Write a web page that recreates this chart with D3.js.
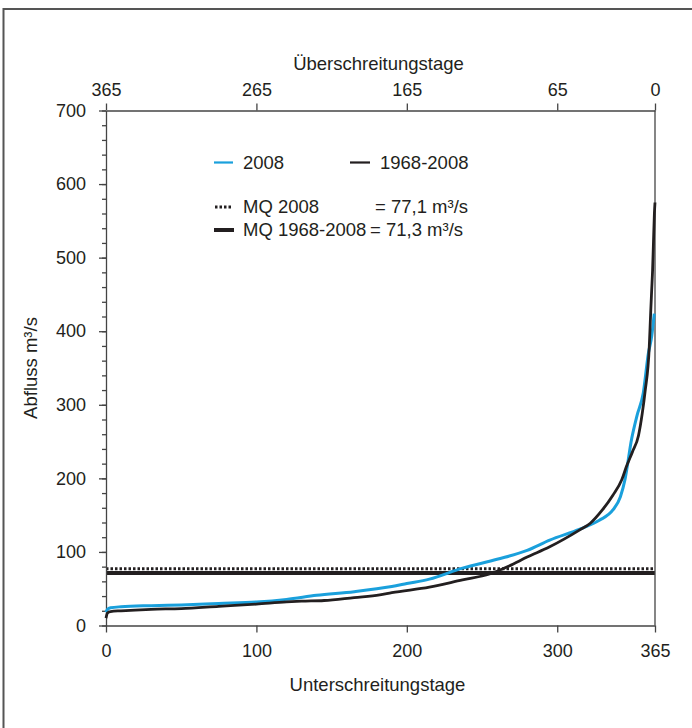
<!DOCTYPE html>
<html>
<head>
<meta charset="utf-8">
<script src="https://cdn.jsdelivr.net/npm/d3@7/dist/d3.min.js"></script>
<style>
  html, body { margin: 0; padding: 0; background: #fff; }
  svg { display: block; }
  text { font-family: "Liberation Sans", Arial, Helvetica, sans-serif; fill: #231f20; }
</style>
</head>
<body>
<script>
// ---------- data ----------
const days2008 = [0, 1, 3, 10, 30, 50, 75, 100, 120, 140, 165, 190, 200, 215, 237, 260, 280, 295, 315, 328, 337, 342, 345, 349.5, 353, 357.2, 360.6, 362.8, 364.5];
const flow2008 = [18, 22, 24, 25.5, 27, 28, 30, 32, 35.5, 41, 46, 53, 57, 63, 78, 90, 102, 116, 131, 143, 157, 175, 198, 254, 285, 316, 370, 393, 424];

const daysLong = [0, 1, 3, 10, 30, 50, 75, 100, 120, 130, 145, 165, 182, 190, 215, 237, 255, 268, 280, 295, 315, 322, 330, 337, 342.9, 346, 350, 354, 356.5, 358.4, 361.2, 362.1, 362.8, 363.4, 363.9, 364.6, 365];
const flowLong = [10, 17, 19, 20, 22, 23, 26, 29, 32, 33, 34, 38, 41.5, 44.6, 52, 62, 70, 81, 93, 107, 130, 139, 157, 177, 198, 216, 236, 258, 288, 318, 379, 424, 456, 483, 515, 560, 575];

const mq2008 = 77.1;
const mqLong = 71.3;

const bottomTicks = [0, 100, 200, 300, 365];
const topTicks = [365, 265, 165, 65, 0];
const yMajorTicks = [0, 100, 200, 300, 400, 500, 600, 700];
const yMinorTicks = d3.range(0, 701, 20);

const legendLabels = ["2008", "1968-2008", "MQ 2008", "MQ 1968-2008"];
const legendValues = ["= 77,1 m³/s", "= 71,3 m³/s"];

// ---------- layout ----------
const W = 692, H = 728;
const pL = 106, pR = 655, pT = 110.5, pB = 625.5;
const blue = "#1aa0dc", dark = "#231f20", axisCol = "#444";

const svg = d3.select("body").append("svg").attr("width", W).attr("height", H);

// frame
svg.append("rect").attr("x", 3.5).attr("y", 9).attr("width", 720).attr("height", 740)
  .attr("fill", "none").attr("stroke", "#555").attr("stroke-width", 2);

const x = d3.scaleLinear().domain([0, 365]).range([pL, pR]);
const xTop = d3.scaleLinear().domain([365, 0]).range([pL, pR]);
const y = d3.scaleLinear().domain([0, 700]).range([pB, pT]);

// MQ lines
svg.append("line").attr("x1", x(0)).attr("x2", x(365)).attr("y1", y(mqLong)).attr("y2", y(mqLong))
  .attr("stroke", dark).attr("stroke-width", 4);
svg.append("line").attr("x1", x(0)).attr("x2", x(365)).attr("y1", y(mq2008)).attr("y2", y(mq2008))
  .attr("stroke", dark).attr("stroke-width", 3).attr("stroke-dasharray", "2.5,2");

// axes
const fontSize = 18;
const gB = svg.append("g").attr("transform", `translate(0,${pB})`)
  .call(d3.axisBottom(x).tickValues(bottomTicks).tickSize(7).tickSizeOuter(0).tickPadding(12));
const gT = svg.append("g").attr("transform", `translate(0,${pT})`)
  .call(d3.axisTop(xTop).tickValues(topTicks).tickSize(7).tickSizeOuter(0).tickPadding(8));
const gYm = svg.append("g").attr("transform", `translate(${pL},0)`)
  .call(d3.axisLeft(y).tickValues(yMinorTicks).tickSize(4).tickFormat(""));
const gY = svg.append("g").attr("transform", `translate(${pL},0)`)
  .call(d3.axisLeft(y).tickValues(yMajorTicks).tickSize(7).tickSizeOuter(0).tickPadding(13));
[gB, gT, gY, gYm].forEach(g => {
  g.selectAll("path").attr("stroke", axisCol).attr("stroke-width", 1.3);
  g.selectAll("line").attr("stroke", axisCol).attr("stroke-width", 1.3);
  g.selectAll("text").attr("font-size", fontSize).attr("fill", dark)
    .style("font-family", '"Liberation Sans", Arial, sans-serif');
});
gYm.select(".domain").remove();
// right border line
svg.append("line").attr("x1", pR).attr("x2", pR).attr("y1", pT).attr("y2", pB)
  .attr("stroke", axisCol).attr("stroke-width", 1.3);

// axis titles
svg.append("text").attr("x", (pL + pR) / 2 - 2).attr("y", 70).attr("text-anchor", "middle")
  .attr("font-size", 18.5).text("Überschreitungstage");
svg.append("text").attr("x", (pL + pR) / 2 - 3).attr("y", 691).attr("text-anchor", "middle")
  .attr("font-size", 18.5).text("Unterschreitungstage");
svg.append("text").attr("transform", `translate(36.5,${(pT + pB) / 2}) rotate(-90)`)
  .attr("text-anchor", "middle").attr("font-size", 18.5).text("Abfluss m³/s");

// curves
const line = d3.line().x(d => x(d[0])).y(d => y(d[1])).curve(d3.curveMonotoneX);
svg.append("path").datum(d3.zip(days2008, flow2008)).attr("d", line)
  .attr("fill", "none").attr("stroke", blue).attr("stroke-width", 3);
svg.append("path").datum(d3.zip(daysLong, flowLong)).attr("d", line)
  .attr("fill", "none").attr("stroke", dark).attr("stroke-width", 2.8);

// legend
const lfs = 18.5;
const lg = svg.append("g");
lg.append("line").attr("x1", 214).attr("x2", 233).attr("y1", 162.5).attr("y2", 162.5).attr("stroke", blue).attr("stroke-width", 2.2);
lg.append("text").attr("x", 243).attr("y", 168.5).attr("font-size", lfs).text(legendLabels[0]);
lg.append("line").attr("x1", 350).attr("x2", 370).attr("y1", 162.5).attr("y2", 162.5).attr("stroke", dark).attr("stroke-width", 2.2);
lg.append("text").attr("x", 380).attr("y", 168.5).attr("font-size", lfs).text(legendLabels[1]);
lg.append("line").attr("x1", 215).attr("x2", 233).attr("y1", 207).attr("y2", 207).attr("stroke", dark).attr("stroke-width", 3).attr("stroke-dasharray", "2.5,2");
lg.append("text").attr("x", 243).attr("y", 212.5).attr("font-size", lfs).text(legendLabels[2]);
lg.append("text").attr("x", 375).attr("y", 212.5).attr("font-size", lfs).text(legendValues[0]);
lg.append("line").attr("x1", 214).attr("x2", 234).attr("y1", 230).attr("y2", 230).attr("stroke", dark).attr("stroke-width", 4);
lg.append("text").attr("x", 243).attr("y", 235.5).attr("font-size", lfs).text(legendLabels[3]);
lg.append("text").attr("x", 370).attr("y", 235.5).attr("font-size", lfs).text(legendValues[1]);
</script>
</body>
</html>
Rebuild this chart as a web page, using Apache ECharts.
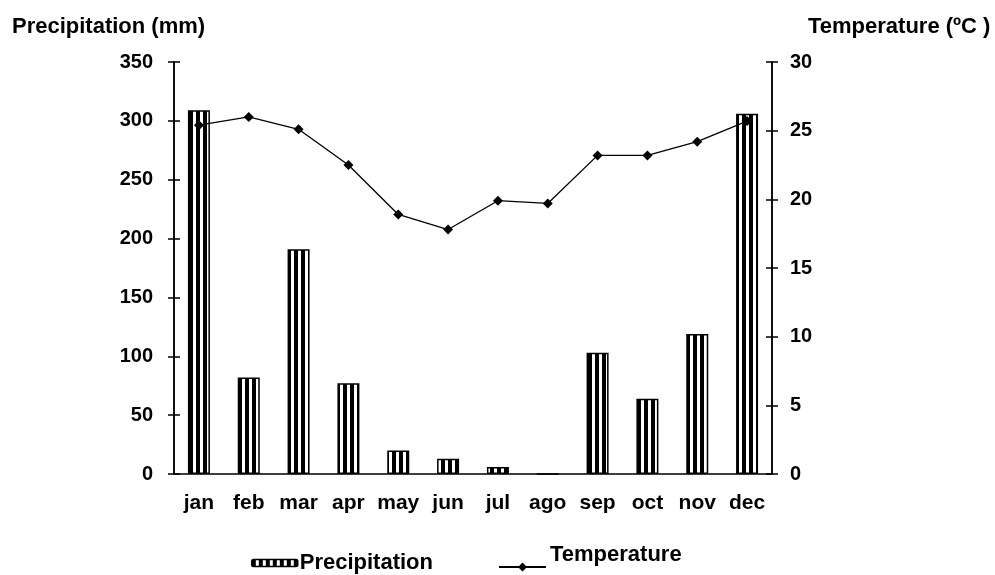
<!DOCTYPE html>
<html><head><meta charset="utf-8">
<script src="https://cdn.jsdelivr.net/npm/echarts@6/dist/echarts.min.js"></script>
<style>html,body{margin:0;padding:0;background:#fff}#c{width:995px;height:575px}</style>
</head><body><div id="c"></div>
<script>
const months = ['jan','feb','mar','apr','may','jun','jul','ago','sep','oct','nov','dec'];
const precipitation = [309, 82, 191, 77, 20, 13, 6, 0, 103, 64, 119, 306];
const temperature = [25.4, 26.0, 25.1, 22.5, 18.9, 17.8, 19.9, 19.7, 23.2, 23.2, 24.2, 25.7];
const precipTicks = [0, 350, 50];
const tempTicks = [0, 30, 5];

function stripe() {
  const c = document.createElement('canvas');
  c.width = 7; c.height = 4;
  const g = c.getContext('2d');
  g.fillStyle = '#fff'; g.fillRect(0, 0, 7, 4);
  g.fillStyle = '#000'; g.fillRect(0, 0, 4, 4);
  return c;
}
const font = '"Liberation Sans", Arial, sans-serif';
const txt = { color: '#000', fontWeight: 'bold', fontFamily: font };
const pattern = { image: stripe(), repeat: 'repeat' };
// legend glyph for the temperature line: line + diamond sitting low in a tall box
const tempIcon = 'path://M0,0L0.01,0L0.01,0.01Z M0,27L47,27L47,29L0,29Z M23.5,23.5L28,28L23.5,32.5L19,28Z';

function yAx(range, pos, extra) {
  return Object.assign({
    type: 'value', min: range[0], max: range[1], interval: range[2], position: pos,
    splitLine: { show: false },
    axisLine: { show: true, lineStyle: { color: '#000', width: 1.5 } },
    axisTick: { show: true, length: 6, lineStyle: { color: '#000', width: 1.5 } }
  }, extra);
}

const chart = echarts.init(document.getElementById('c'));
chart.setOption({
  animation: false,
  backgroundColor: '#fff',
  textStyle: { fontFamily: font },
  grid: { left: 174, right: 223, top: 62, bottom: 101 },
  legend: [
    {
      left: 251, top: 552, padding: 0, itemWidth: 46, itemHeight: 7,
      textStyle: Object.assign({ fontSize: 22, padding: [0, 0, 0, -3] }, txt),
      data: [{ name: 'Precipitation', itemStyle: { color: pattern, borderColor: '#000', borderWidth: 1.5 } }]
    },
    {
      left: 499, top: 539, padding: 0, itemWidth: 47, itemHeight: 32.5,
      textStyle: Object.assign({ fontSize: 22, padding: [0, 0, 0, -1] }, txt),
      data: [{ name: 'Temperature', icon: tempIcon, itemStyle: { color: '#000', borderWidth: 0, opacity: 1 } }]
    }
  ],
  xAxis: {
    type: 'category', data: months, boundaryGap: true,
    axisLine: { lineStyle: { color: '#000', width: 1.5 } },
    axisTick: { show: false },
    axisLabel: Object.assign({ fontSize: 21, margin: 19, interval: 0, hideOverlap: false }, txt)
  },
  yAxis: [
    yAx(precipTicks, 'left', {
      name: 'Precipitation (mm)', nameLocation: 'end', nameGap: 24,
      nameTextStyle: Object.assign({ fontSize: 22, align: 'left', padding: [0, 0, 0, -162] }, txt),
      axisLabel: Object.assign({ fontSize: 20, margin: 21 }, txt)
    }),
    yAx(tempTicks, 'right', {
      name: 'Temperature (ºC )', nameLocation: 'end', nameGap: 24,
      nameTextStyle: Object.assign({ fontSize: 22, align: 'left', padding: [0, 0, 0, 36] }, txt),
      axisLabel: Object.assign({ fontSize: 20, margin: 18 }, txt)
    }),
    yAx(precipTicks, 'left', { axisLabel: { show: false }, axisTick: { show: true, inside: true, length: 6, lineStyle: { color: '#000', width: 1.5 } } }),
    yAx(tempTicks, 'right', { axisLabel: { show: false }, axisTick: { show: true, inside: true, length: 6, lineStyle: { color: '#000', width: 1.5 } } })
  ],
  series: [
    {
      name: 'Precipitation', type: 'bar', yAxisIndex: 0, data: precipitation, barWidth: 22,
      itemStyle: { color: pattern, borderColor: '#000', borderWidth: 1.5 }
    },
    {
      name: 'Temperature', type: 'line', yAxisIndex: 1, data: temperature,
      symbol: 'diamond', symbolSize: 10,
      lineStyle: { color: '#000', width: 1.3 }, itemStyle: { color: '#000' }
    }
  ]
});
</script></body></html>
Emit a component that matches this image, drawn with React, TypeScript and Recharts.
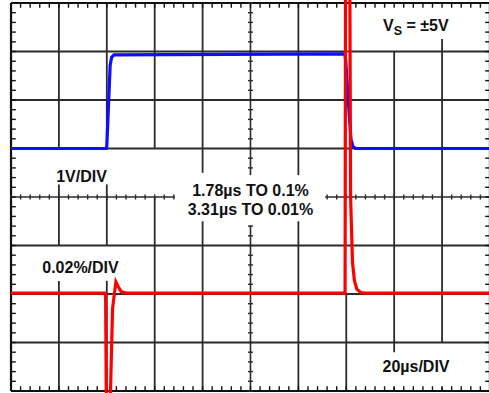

**What the task asks:**
Without the pictures, copy the entries from their first line through the line containing "const mqLong = 71.3;", and only those lines.

**Task answer:**
Write a web page that recreates this chart with D3.js.
<!DOCTYPE html>
<html>
<head>
<meta charset="utf-8">
<script src="https://cdn.jsdelivr.net/npm/d3@7/dist/d3.min.js"></script>
<style>
  html, body { margin: 0; padding: 0; background: #fff; }
  svg { display: block; }
  text { font-family: "Liberation Sans", Arial, Helvetica, sans-serif; fill: #231f20; }
</style>
</head>
<body>
<script>
// ---------- data ----------
const days2008 = [0, 1, 3, 10, 30, 50, 75, 100, 120, 140, 165, 190, 200, 215, 237, 260, 280, 295, 315, 328, 337, 342, 345, 349.5, 353, 357.2, 360.6, 362.8, 364.5];
const flow2008 = [18, 22, 24, 25.5, 27, 28, 30, 32, 35.5, 41, 46, 53, 57, 63, 78, 90, 102, 116, 131, 143, 157, 175, 198, 254, 285, 316, 370, 393, 424];

const daysLong = [0, 1, 3, 10, 30, 50, 75, 100, 120, 130, 145, 165, 182, 190, 215, 237, 255, 268, 280, 295, 315, 322, 330, 337, 342.9, 346, 350, 354, 356.5, 358.4, 361.2, 362.1, 362.8, 363.4, 363.9, 364.6, 365];
const flowLong = [10, 17, 19, 20, 22, 23, 26, 29, 32, 33, 34, 38, 41.5, 44.6, 52, 62, 70, 81, 93, 107, 130, 139, 157, 177, 198, 216, 236, 258, 288, 318, 379, 424, 456, 483, 515, 560, 575];

const mq2008 = 77.1;
const mqLong = 71.3;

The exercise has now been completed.